Friday, March 24, 2023  |


Even a Pacquiao at less than 100 percent is much too much for Margarito


Manny Pacquiao, who weighed in 5.4 pounds under the limit, might not be at his very best but he's still too much for Antonio Margarito. Photo / Naoki Fukuda

GRAPEVINE, Texas — Much has been made of distractions in the training camp of Manny Pacquiao, who some believe is less than his best. Many wonder whether a significant size disadvantage will finally bite the Filipino icon, particularly after he weighed in at only 144.6 pounds on Friday. And, as we know, crazy things happen in boxing.

This is the bottom line, though: The Pacquiao-Antonio Margarito fight on Saturday at Cowboys Stadium is a mismatch.

Pacquiao probably will score a knockout in the middle to late rounds or win a one-sided decision, although the fight will be fun to watch while it lasts. Why such a wipe out? It’s not complicated: talent. Pacquiao is loaded with it, Margarito is not. Pacquiao has built his success on his natural gifts and refinement of his skills under trainer Freddie Roach. Margarito is a tough, well-conditioned brawler who has won consistently with determination.

Determination isn’t enough to beat a fighter of Pacquiao’s ilk, though. Pacquiao quite simply can do things for which Margarito will have no answers. For example, those who step into the ring with Pacquiao for the first time are invariably taken aback by his hand speed. More than one has said, in effect, “You can’t understand it until you experience it.”

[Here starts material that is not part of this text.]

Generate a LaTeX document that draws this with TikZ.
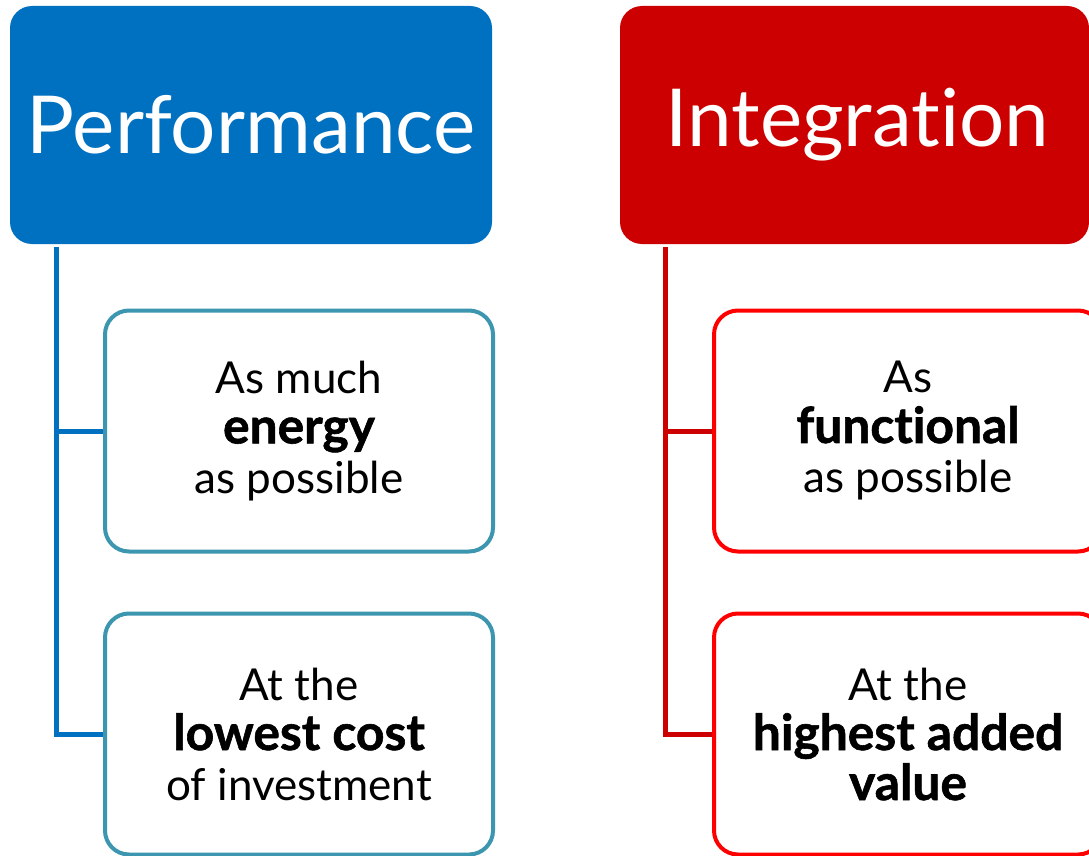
\documentclass[tikz,border=0pt]{standalone}
\usepackage{fontspec}
\setmainfont{Lato}[Ligatures=NoCommon, BoldFeatures={Scale=1.13, FakeBold=1.2}]
\definecolor{pblue}{HTML}{0070C0}
\definecolor{ired}{HTML}{CC0000}
\definecolor{tealb}{HTML}{3C96B0}
\definecolor{bred}{HTML}{FF0000}
\tikzset{
  hdr/.style={rounded corners=22pt, text=white, inner sep=0pt,
    font=\fontsize{80}{96}\selectfont},
  child/.style={rounded corners=24pt, line width=4pt, fill=white, inner sep=0pt,
    minimum width=388pt, minimum height=241pt, align=center,
    font=\fontsize{44}{50}\selectfont},
  bline/.style={draw=pblue, line width=5pt},
  rline/.style={draw=ired, line width=5pt},
}
\begin{document}
\begin{tikzpicture}[x=1pt,y=-1pt]
\useasboundingbox (0,0) rectangle (1089,856);
\clip (0,0) rectangle (1089,856);
\node[hdr, fill=pblue, minimum width=482pt, minimum height=238pt] (perf) at (251,125) {Performance};
\node[hdr, fill=ired, minimum width=469pt, minimum height=238pt] (integ) at (854.5,125) {\hspace{6pt}Integration};
\node[child, draw=tealb] (p1) at (299,431) {As much\\\textbf{energy}\\as possible};
\node[child, draw=tealb] (p2) at (299,734) {At the\\\textbf{lowest cost}\\of investment};
\node[child, draw=bred] (i1) at (908,431) {As\\\textbf{functional}\\as possible};
\node[child, draw=bred] (i2) at (908,734) {At the\\\textbf{highest added}\\\textbf{value}};
\coordinate (pt) at (56,247);
\coordinate (it) at (665,247);
\draw[bline] (pt) |- (p2.west);
\draw[bline] (pt |- p1.west) -- (p1.west);
\draw[rline] (it) |- (i2.west);
\draw[rline] (it |- i1.west) -- (i1.west);
\end{tikzpicture}
\end{document}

He can throw three punches faster than Margarito can throw one, or so it seems.

Then there are his profoundly quick feet. Pacquiao is a master of landing two- or three-punch combinations and then scooting out of trouble before his opponent can react, particularly an opponent as slow as Margarito. Get in, inflict pain, get out. That’s a recipe for a one-sided fight.

Is it possible that the factors mentioned in the first paragraph here will open the door to an upset? Of course. Again, unexpected things happen in boxing all the time. Pacquiao could get caught with a big punch. He could get cut, which is something that throws him off his game. He could suddenly become a fool and decide to fight Margarito toe to toe. Anything is possible.

And let me state here for the record: I’ve been wrong many times before. For example, I was among those certain Mike Tyson would annihilate Evander Holyfield the first time they fought.

I’m not worried, though.

I remember when Oscar De La Hoya fought Rafael Ruelas in 1995. De La Hoya had begun to have significant distractions in his life, and his camp seemed to be in disarray. And I knew Ruelas well. He was like Margarito in that he was always prepared, tough and extremely determined.

So I picked Ruelas to win. The result? De La Hoya scored a second-round knockout.

I learned from that experience that we shouldn’t over-analyze fights. I should’ve asked myself: “Who’s better right now? De La Hoya or Ruelas? The answer, of course, was De La Hoya by a mile. Now, when a fight is made, I ask myself that question without picking apart every aspect of the matchup.

Who’s better right now? Pacquiao or Margarito? Again, the answer is obvious.

And that size thing? The last time I went with size over ability was when Pacquiao fought De La Hoya. I thought of Pacquiao as a small fighter and De La Hoya as a big one. Plus, in my defense, I and many others didn’t quite understand how much De La Hoya had declined.

The result? Pacquiao by technical knockout after eight one-sided rounds. The lesson? Size matters only when the fighters are at least roughly equal in ability, which doesn’t apply in the fight on Saturday.

I don’t think this fight will be a carbon copy of Roy Jones Jr.’s dominating victory over a much-larger John Ruiz when Jones won a heavyweight title, but that gives you an idea of what you might see, a fast great fighter baffling a slow good one.

The fact that Pacquiao probably will be outweighed by as many as 15 pounds when he and Margarito step into the ring gave many people pause after the official weigh-in on Friday, which was a reasonable reaction. We all thought Pacquaio would be a little heavier.

I had the opposite reaction, though. Pacquiao weighed what he did because that’s his natural weight. In other words, that’s the weight at which he’s most comfortable and the quickest. He had tried putting on some weight early in camp but felt sluggish and decided it was a bad idea. I agree.

And let me ask this: What type of opponent is best suited to Pacquiao’s strengths? Again, it’s obvious: An aggressive one who continually comes forward. And how does Margarito fight? Exactly.

Finally, some observers I respect believe Pacquiao really did have a relatively poor training camp, which might leave him in a precarious position against a dangerous opponent. One believes he’s no more than 80 percent.

My reaction? Doesn’t matter. Manny Pacquiao at 80 percent is still much better than Antonio Margarito at 100 percent. You’ll see on Saturday night.